Pwerle herself describes her practice as "a constant engagement" and "a spiritual connection to place."

=== Bush Plum paintings ===

Bush Plum, 2019
(151 x 151 cm)

Pwerle's best-known works are a depiction of her country's Bush Plum (anwekety) Dreaming.

She began painting the works in mid-1996, in the weeks following Emily Kame Kngwarreye's death.

These canvases characteristically feature an intense concentration of tiny dots which, says curator Nici Cumpston, "gives the overall effect of a subtly textured, shimmering surface."

Pwerle uses a wooden skewer to make these minuscule marks on the surface of her canvases.

In 2022, National Gallery of Australia director Nick Mitzevich told the Financial Times: "The way her practice has developed is extraordinary. She has refined the Central Desert dotting technique and used it to create abstract visions that are quite distinct from those made by her contemporaries".

Writing in The Monthly, Patrick Witton describes a Bush Plum composition as "a constellation of minute dots that cluster and crack forth across the canvas, capturing at once the granular and the expansive".

==Resale market==
In 2022, the Financial Times described Pwerle as "an insider’s secret whose work is tightly held." Dealer D'Lan Davidson commented: "Although her paintings are part of major private collections, the significant works have rarely shown in the secondary market to date."

In May 2023, Sotheby's sold a painting by Pwerle with Niagara Galleries provenance for US $120,650 at auction in New York. In May 2025, Sotheby's sold a painting by Pwerle with Niagara Galleries provenance for US $127,000 at auction in New York.

== Collections ==
Institutions that hold two or more works by Pwerle include:

- Metropolitan Museum of Art
- National Gallery of Australia
- Fine Arts Museums of San Francisco
- National Gallery of Victoria
- Art Gallery of New South Wales
- Art Gallery of South Australia

== Orthography ==

She is also sometimes known by the first name Angeline and the surnames Ngal, Ngale and Kngale. There is some dispute among Australian art dealers about which names are "correct." However, most institutions, including the National Gallery of Australia and Sotheby's, now refer to her as Angelina Pwerle.

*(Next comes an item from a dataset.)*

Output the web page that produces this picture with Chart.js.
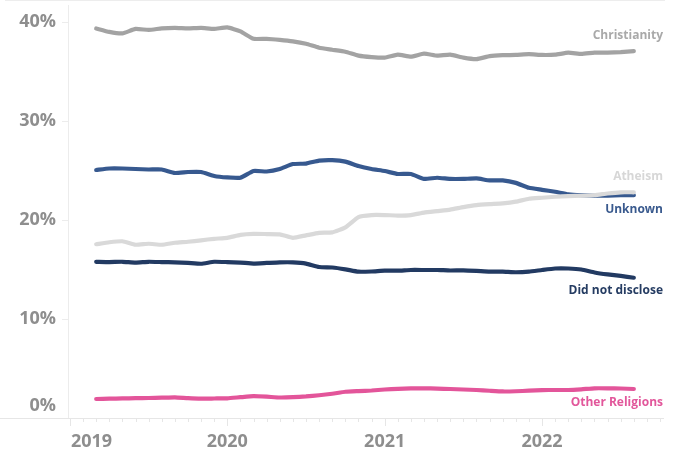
<!DOCTYPE html>
<html>
<head>
<meta charset="utf-8">
<script src="https://cdn.jsdelivr.net/npm/chart.js@4/dist/chart.umd.min.js"></script>
<style>
  html, body { margin: 0; padding: 0; background: #ffffff; }
  canvas { display: block; }
</style>
</head>
<body>
<canvas id="c" width="680" height="454"></canvas>
<script>
// ---- Data (share of users, %) ----
const months = [
  '2019-03','2019-04','2019-05','2019-06','2019-07','2019-08','2019-09','2019-10','2019-11','2019-12',
  '2020-01','2020-02','2020-03','2020-04','2020-05','2020-06','2020-07','2020-08','2020-09','2020-10','2020-11','2020-12',
  '2021-01','2021-02','2021-03','2021-04','2021-05','2021-06','2021-07','2021-08','2021-09','2021-10','2021-11','2021-12',
  '2022-01','2022-02','2022-03','2022-04','2022-05','2022-06','2022-07','2022-08'
];
const christianity = [39.35,39.0,38.85,39.3,39.2,39.35,39.4,39.35,39.4,39.3,
  39.45,39.05,38.3,38.3,38.2,38.05,37.8,37.4,37.2,37.0,36.6,36.45,
  36.4,36.7,36.5,36.8,36.6,36.7,36.4,36.25,36.55,36.65,36.67,36.75,
  36.67,36.7,36.9,36.78,36.9,36.9,36.95,37.05];
const unknown = [25.05,25.2,25.2,25.15,25.1,25.1,24.75,24.85,24.85,24.45,
  24.3,24.27,24.95,24.9,25.15,25.65,25.7,26.0,26.05,25.9,25.45,25.15,
  24.95,24.65,24.65,24.15,24.27,24.15,24.15,24.2,24.0,24.0,23.75,23.25,
  23.05,22.85,22.6,22.5,22.45,22.45,22.5,22.5];
const atheism = [17.55,17.75,17.85,17.5,17.6,17.5,17.7,17.8,17.95,18.1,
  18.2,18.5,18.6,18.58,18.55,18.2,18.45,18.7,18.75,19.25,20.3,20.5,
  20.5,20.45,20.5,20.75,20.9,21.05,21.3,21.5,21.6,21.68,21.85,22.15,
  22.25,22.35,22.42,22.45,22.5,22.68,22.8,22.8];
const didNotDisclose = [15.78,15.75,15.78,15.7,15.78,15.75,15.72,15.66,15.58,15.78,
  15.75,15.7,15.6,15.66,15.72,15.72,15.6,15.25,15.2,15.02,14.78,14.8,
  14.88,14.88,14.95,14.95,14.95,14.9,14.92,14.86,14.78,14.78,14.72,14.78,
  14.95,15.1,15.1,15.0,14.7,14.5,14.35,14.17];
const otherReligions = [1.92,1.95,1.98,2.0,2.02,2.05,2.09,2.0,1.95,1.97,
  1.99,2.1,2.2,2.15,2.07,2.1,2.18,2.3,2.45,2.65,2.72,2.78,
  2.88,2.95,3.0,3.0,2.97,2.93,2.88,2.83,2.75,2.68,2.7,2.76,
  2.82,2.83,2.83,2.9,3.0,3.0,2.98,2.93];
const seriesNames = ['Christianity','Atheism','Unknown','Did not disclose','Other Religions'];
const yTicks = [0, 10, 20, 30, 40];
const yearTicks = [2019, 2020, 2021, 2022];

// ---- helpers ----
const monthPos = m => { const [y, mo] = m.split('-').map(Number); return (y - 2019) * 12 + (mo - 1); };
const toPoints = arr => arr.map((v, i) => ({ x: monthPos(months[i]), y: v }));

const styles = {
  'Christianity':     { color: '#a3a3a3', labelColor: '#a9a9a9', dy: -16 },
  'Atheism':          { color: '#d9d9d9', labelColor: '#d7d7d7', dy: -16 },
  'Unknown':          { color: '#37598f', labelColor: '#3a5a8e', dy: 14 },
  'Did not disclose': { color: '#223a62', labelColor: '#253c62', dy: 13 },
  'Other Religions':  { color: '#e3559a', labelColor: '#e2579b', dy: 14 }
};
const seriesData = {
  'Christianity': christianity,
  'Atheism': atheism,
  'Unknown': unknown,
  'Did not disclose': didNotDisclose,
  'Other Religions': otherReligions
};
const drawOrder = ['Christianity','Atheism','Unknown','Did not disclose','Other Religions'];

const FONT = '"Open Sans", "Noto Sans", sans-serif';

const axesPlugin = {
  id: 'axesPlugin',
  beforeDatasetsDraw(chart) {
    const ctx = chart.ctx, xs = chart.scales.x, ys = chart.scales.y, a = chart.chartArea;
    ctx.save();
    // top border
    ctx.strokeStyle = '#ededed'; ctx.lineWidth = 1;
    ctx.beginPath(); ctx.moveTo(5, 0.5); ctx.lineTo(a.right + 1, 0.5); ctx.stroke();
    // left axis line
    ctx.strokeStyle = '#ececec';
    ctx.beginPath(); ctx.moveTo(a.left + 0.5, 5); ctx.lineTo(a.left + 0.5, a.bottom); ctx.stroke();
    // y ticks
    yTicks.forEach(t => {
      const y = Math.round(ys.getPixelForValue(t)) + 0.5;
      ctx.beginPath(); ctx.moveTo(a.left - 6, y); ctx.lineTo(a.left, y); ctx.stroke();
    });
    // bottom axis line
    ctx.strokeStyle = '#e6e6e6';
    ctx.beginPath(); ctx.moveTo(0, a.bottom + 0.5); ctx.lineTo(a.right, a.bottom + 0.5); ctx.stroke();
    // month ticks
    for (let m = 0; m <= 45; m++) {
      const x = Math.round(xs.getPixelForValue(m)) + 0.5;
      if (x < a.left || x > a.right) continue;
      const len = (m % 12 === 0) ? 8 : 4;
      ctx.beginPath(); ctx.moveTo(x, a.bottom); ctx.lineTo(x, a.bottom + len); ctx.stroke();
    }
    ctx.restore();
  },
  afterDraw(chart) {
    const ctx = chart.ctx, xs = chart.scales.x, ys = chart.scales.y, a = chart.chartArea;
    ctx.save();
    // y labels
    ctx.fillStyle = '#8e8e8e';
    ctx.font = `bold 18px ${FONT}`;
    ctx.textAlign = 'right'; ctx.textBaseline = 'middle';
    yTicks.forEach(t => {
      let y = ys.getPixelForValue(t);
      if (t === 0) y -= 12;
      ctx.fillText(t + '%', a.left - 12, y);
    });
    // year labels
    ctx.textBaseline = 'middle';
    yearTicks.forEach(yr => {
      const x = xs.getPixelForValue((yr - 2019) * 12);
      if (yr === 2019) { ctx.textAlign = 'left'; ctx.fillText(String(yr), x + 1, a.bottom + 24); }
      else { ctx.textAlign = 'center'; ctx.fillText(String(yr), x, a.bottom + 24); }
    });
    // series end labels
    ctx.font = `bold 12px ${FONT}`;
    ctx.textAlign = 'right';
    seriesNames.forEach(name => {
      const arr = seriesData[name];
      const y = ys.getPixelForValue(arr[arr.length - 1]) + styles[name].dy;
      ctx.fillStyle = styles[name].labelColor;
      ctx.fillText(name, a.right - 1, y);
    });
    ctx.restore();
  }
};

new Chart(document.getElementById('c'), {
  type: 'line',
  data: {
    datasets: drawOrder.map(name => ({
      label: name,
      data: toPoints(seriesData[name]),
      borderColor: styles[name].color,
      backgroundColor: styles[name].color,
      borderWidth: 4.2,
      pointRadius: 0,
      tension: 0.15,
      borderCapStyle: 'round',
      borderJoinStyle: 'round',
      fill: false
    }))
  },
  options: {
    responsive: false,
    devicePixelRatio: 1,
    animation: false,
    layout: { padding: { left: 68, right: 16, top: 2, bottom: 36 } },
    plugins: { legend: { display: false }, tooltip: { enabled: false } },
    scales: {
      x: { type: 'linear', min: -0.15, max: 45.3, display: false },
      y: { type: 'linear', min: 0, max: 42.02, display: false }
    }
  },
  plugins: [axesPlugin]
});
</script>
</body>
</html>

Speaking to Art Monthly Australasia in 2016, Pwerle herself explained: "Pwerle is the same as Ngale, just in another language." In Alyawarr country, Angelina is referred to as Pwerle, and in Anmatyerre country she is referred to as Ngale.

== Personal life ==
Pwerle speaks only her native Anmatyerr language and rarely leaves the Utopia region.

She is the younger sister of artists Kathleen Ngale and Polly Ngale.